Shabbat

Enough washing floors just in case …! Bring on the Matza!

Enough washing floors just in case …!  Bring on the Matza!

When I was a yeshiva student at Mercaz Harav in Jerusalem, I would spend every fourth Shabbat in Hevron – city of our forefathers and mothers. I always stayed with a certain family – father from Brooklyn, mother from Connecticut. We would walk to the Tomb of the Patriarchs to pray Shabbat morning.  (It’s really like a castle, built by Herod, which EVERYONE needs to see.) Chaim let me carry the Uzi when he sometimes allowed me to join the tours he led.

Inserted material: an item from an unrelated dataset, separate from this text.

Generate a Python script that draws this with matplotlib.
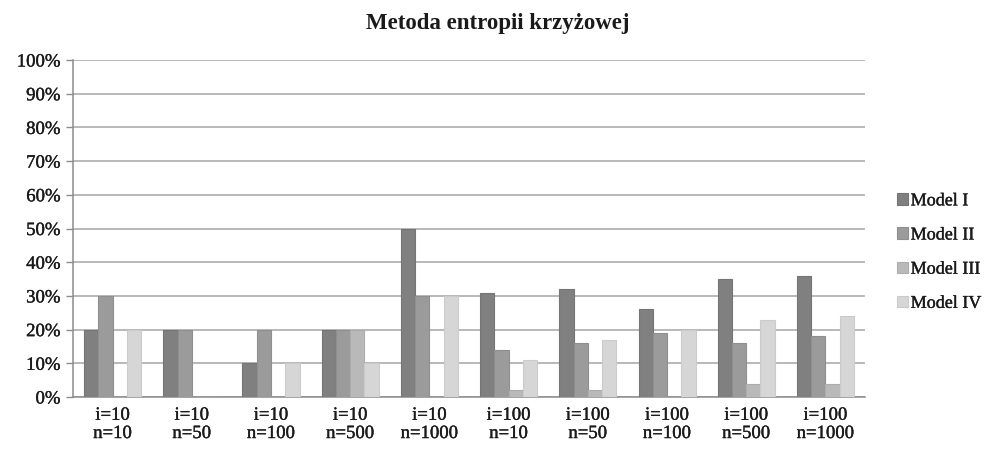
import matplotlib
matplotlib.use("Agg")
import matplotlib.pyplot as plt
import matplotlib.patheffects as pe
import numpy as np
from matplotlib.ticker import PercentFormatter

plt.rcParams["font.family"] = ["Liberation Serif", "DejaVu Serif"]

categories = ["i=10\nn=10", "i=10\nn=50", "i=10\nn=100", "i=10\nn=500", "i=10\nn=1000",
              "i=100\nn=10", "i=100\nn=50", "i=100\nn=100", "i=100\nn=500", "i=100\nn=1000"]
model_1 = [20, 20, 10, 20, 50, 31, 32, 26, 35, 36]
model_2 = [30, 20, 20, 20, 30, 14, 16, 19, 16, 18]
model_3 = [0, 0, 0, 20, 0, 2, 2, 0, 4, 4]
model_4 = [20, 0, 10, 10, 30, 11, 17, 20, 23, 24]
series_names = ["Model I", "Model II", "Model III", "Model IV"]
colors = ["#808080", "#9b9b9b", "#b9b9b9", "#d6d6d6"]
edges = ["#757575", "#8f8f8f", "#adadad", "#cbcbcb"]

# slightly heavier strokes on the text
heavy = [pe.withStroke(linewidth=0.25, foreground="#1a1a1a")]

fig = plt.figure(figsize=(9.96, 4.53), dpi=100)
ax = fig.add_axes([0.0733, 0.1236, 0.7952, 0.7439])

x = np.arange(len(categories))
width = 0.18
for k, vals in enumerate([model_1, model_2, model_3, model_4]):
    ax.bar(x + (k - 1.5) * width, vals, width, color=colors[k], edgecolor=edges[k],
           linewidth=0.8, label=series_names[k], zorder=3)

ax.set_xlim(-0.5, len(categories) - 0.5)
ax.set_ylim(0, 100)
ax.set_yticks(np.arange(0, 101, 10))
ax.yaxis.set_major_formatter(PercentFormatter(decimals=0))
ax.set_xticks(x)
ax.set_xticklabels(categories, fontsize=13.5, linespacing=1.1)
ax.tick_params(axis="y", labelsize=13.5, length=5, color="#8c8c8c", width=1, pad=4)
ax.tick_params(axis="x", length=0, pad=7)
for lbl in ax.get_xticklabels() + ax.get_yticklabels():
    lbl.set_color("#1a1a1a")
    lbl.set_path_effects(heavy)
ax.grid(axis="y", color="#a6a6a6", linewidth=1.1, zorder=0)

for side in ["top", "right"]:
    ax.spines[side].set_visible(False)
for side in ["left", "bottom"]:
    ax.spines[side].set_color("#8c8c8c")
    ax.spines[side].set_linewidth(1.1)

fig.suptitle("Metoda entropii krzyżowej", fontsize=16.5, fontweight="bold", x=0.5, y=0.972,
             color="#1a1a1a")

leg = ax.legend(loc="center left", bbox_to_anchor=(1.02, 0.43), frameon=False, fontsize=13,
                handlelength=0.6, handleheight=0.6, handletextpad=0.15, labelspacing=0.95)
for t in leg.get_texts():
    t.set_color("#1a1a1a")
    t.set_path_effects(heavy)

fig.savefig("out.png", dpi=100)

Not long ago I was on a bus in Jerusalem and the Mom was there with daughter number two and a grandchild. I knew it was them behind me because that Connecticut Yankee was saying to her daughter and granddaughter, “You see that guy there in front of us? That’s Chanoch who used to come for Shabbat – and he would always wash the floors in honor of Shabbat while we were preparing for our usual 5-6 guests in our tiny apartment!”

Of course, I turned around and was very happy to catch up with them about things.

So, you see, washing floors and preparing for Pesach or Shabbat leaves an impression in the heavens, and in the hearts of all Yidden! And here, I just finished washing the floors in my “safe house” here in New York.

Thank you S and L for taking me to buy shmura matza what seems like SO LONG AGO – before the total hunker-down-at-home orders! I did all I can do to prepare, had a lot of help from the people here, listened to some Breslav Music – and now can wash the NEW pots and pans I bought, and cook a bit for my alone-but-with-the-Almighty seder.

An hour or so before candle lighting I will hopefully host a “ZOOM – internet - seder” for my little group of Hebrew School students, to get them into a holy spirit. This year they will sing the Four Questions with me - and THEN I will ask them four MORE questions, which I HOPE they will discuss with their parents ...

Then I will put on my Kittel which reminds us this year of so much more than any Yom Kippur, and pray, and Do SEDER.

Chag Samayach – Love and Health and Redemption for ALL! A Zeeseh Paysach!